--- Begin Information supplied ---

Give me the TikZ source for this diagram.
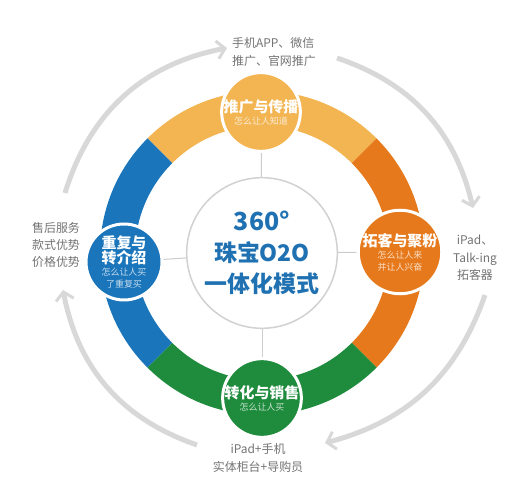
\documentclass[tikz,border=0pt]{standalone}
\usepackage{fontspec}
\setmainfont{Noto Sans CJK SC}
\usetikzlibrary{arrows.meta,backgrounds}
\definecolor{ylw}{RGB}{243,181,82}
\definecolor{org}{RGB}{230,121,27}
\definecolor{grn}{RGB}{30,139,61}
\definecolor{blu}{RGB}{26,117,187}
\definecolor{hubtext}{RGB}{31,113,178}
\definecolor{notegray}{RGB}{115,115,115}
\definecolor{arcgray}{RGB}{216,216,216}
\newcommand{\badgetitle}[1]{{\bfseries\fontsize{15}{17}\selectfont #1}}
\newcommand{\badgesub}[2]{{\fontsize{9}{10.5}\selectfont\color{white!75!#1}#2}}

\begin{document}
\begin{tikzpicture}[x=1bp, y=1bp,
	badge/.style = {circle, draw=white, line width=3bp, minimum size=76bp, inner sep=0pt, align=center, text=white},
	hub/.style = {circle, draw=black!18, line width=1.5bp, fill=white, minimum size=138bp, align=center, text=hubtext, font=\bfseries\fontsize{23}{31}\selectfont},
	note/.style = {align=center, text=notegray, font=\fontsize{12}{17.5}\selectfont},
	loop/.style = {arcgray, line width=5bp, -{Straight Barb[length=8bp, width=18bp, line width=3bp]}},
	spoke/.style = {draw=black!20, line width=1bp}]
	\useasboundingbox (0,0) rectangle (531,484);
	\coordinate (o) at (262,231);
	\node[hub] (0) at (o) {{\fontsize{25}{31}\selectfont 360°}\\珠宝O2O\\一体化模式};
	\node[badge, fill=ylw] (1) at (261,372) {\badgetitle{推广与传播}\\\badgesub{ylw}{怎么让人知道}};
	\node[badge, fill=org] (2) at (400,232) {\badgetitle{拓客与聚粉}\\\badgesub{org}{怎么让人来}\\\badgesub{org}{并让人兴奋}};
	\node[badge, fill=grn] (3) at (262,86) {\badgetitle{转化与销售}\\\badgesub{grn}{怎么让人买}};
	\node[badge, fill=blu] (4) at (124,222) {\badgetitle{重复与}\\\badgetitle{转介绍}\\\badgesub{blu}{怎么让人买}\\\badgesub{blu}{了重复买}};
	\begin{scope}[on background layer]
		\foreach \n in {1,...,4}
			\draw[spoke] (0) -- (\n);
		\foreach \a/\c in {45/ylw, -45/org, -135/grn, 135/blu}
			\fill[\c, shift={(o)}] (\a:162) arc[start angle=\a, delta angle=90, radius=162] -- ({\a+90}:127) arc[start angle={\a+90}, delta angle=-90, radius=127] -- cycle;
	\end{scope}
	\node[note, align=left] (a) at (274,432) {手机APP、微信\\推广、官网推广};
	\node[note] (b) at (475,226) {iPad、\\Talk-ing\\拓客器};
	\node[note] (c) at (258,26) {iPad+手机\\实体柜台+导购员};
	\node[note] (d) at (56,239) {售后服务\\款式优势\\价格优势};
	\coordinate (s1) at (65,291);  \coordinate (e1) at (227,436);
	\coordinate (s2) at (337,426); \coordinate (e2) at (473,276);
	\coordinate (s3) at (485,189); \coordinate (e3) at (325,41);
	\coordinate (s4) at (197,39);  \coordinate (e4) at (63,194);
	\draw[loop] (s1) to[bend left=31] (e1);
	\draw[loop] (s2) to[bend left=29] (e2);
	\draw[loop] (s3) to[bend left=28] (e3);
	\draw[loop] (s4) to[bend left=30] (e4);
\end{tikzpicture}
\end{document}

--- End Information supplied ---

# [To do]
Reproduce each line exactly as it appears, omitting the pictures.

# [Correct output]
Give me the TikZ source for this diagram.
\documentclass[tikz,border=0pt]{standalone}
\usepackage{fontspec}
\setmainfont{Noto Sans CJK SC}
\usetikzlibrary{arrows.meta,backgrounds}
\definecolor{ylw}{RGB}{243,181,82}
\definecolor{org}{RGB}{230,121,27}
\definecolor{grn}{RGB}{30,139,61}
\definecolor{blu}{RGB}{26,117,187}
\definecolor{hubtext}{RGB}{31,113,178}
\definecolor{notegray}{RGB}{115,115,115}
\definecolor{arcgray}{RGB}{216,216,216}
\newcommand{\badgetitle}[1]{{\bfseries\fontsize{15}{17}\selectfont #1}}
\newcommand{\badgesub}[2]{{\fontsize{9}{10.5}\selectfont\color{white!75!#1}#2}}

\begin{document}
\begin{tikzpicture}[x=1bp, y=1bp,
	badge/.style = {circle, draw=white, line width=3bp, minimum size=76bp, inner sep=0pt, align=center, text=white},
	hub/.style = {circle, draw=black!18, line width=1.5bp, fill=white, minimum size=138bp, align=center, text=hubtext, font=\bfseries\fontsize{23}{31}\selectfont},
	note/.style = {align=center, text=notegray, font=\fontsize{12}{17.5}\selectfont},
	loop/.style = {arcgray, line width=5bp, -{Straight Barb[length=8bp, width=18bp, line width=3bp]}},
	spoke/.style = {draw=black!20, line width=1bp}]
	\useasboundingbox (0,0) rectangle (531,484);
	\coordinate (o) at (262,231);
	\node[hub] (0) at (o) {{\fontsize{25}{31}\selectfont 360°}\\珠宝O2O\\一体化模式};
	\node[badge, fill=ylw] (1) at (261,372) {\badgetitle{推广与传播}\\\badgesub{ylw}{怎么让人知道}};
	\node[badge, fill=org] (2) at (400,232) {\badgetitle{拓客与聚粉}\\\badgesub{org}{怎么让人来}\\\badgesub{org}{并让人兴奋}};
	\node[badge, fill=grn] (3) at (262,86) {\badgetitle{转化与销售}\\\badgesub{grn}{怎么让人买}};
	\node[badge, fill=blu] (4) at (124,222) {\badgetitle{重复与}\\\badgetitle{转介绍}\\\badgesub{blu}{怎么让人买}\\\badgesub{blu}{了重复买}};
	\begin{scope}[on background layer]
		\foreach \n in {1,...,4}
			\draw[spoke] (0) -- (\n);
		\foreach \a/\c in {45/ylw, -45/org, -135/grn, 135/blu}
			\fill[\c, shift={(o)}] (\a:162) arc[start angle=\a, delta angle=90, radius=162] -- ({\a+90}:127) arc[start angle={\a+90}, delta angle=-90, radius=127] -- cycle;
	\end{scope}
	\node[note, align=left] (a) at (274,432) {手机APP、微信\\推广、官网推广};
	\node[note] (b) at (475,226) {iPad、\\Talk-ing\\拓客器};
	\node[note] (c) at (258,26) {iPad+手机\\实体柜台+导购员};
	\node[note] (d) at (56,239) {售后服务\\款式优势\\价格优势};
	\coordinate (s1) at (65,291);  \coordinate (e1) at (227,436);
	\coordinate (s2) at (337,426); \coordinate (e2) at (473,276);
	\coordinate (s3) at (485,189); \coordinate (e3) at (325,41);
	\coordinate (s4) at (197,39);  \coordinate (e4) at (63,194);
	\draw[loop] (s1) to[bend left=31] (e1);
	\draw[loop] (s2) to[bend left=29] (e2);
	\draw[loop] (s3) to[bend left=28] (e3);
	\draw[loop] (s4) to[bend left=30] (e4);
\end{tikzpicture}
\end{document}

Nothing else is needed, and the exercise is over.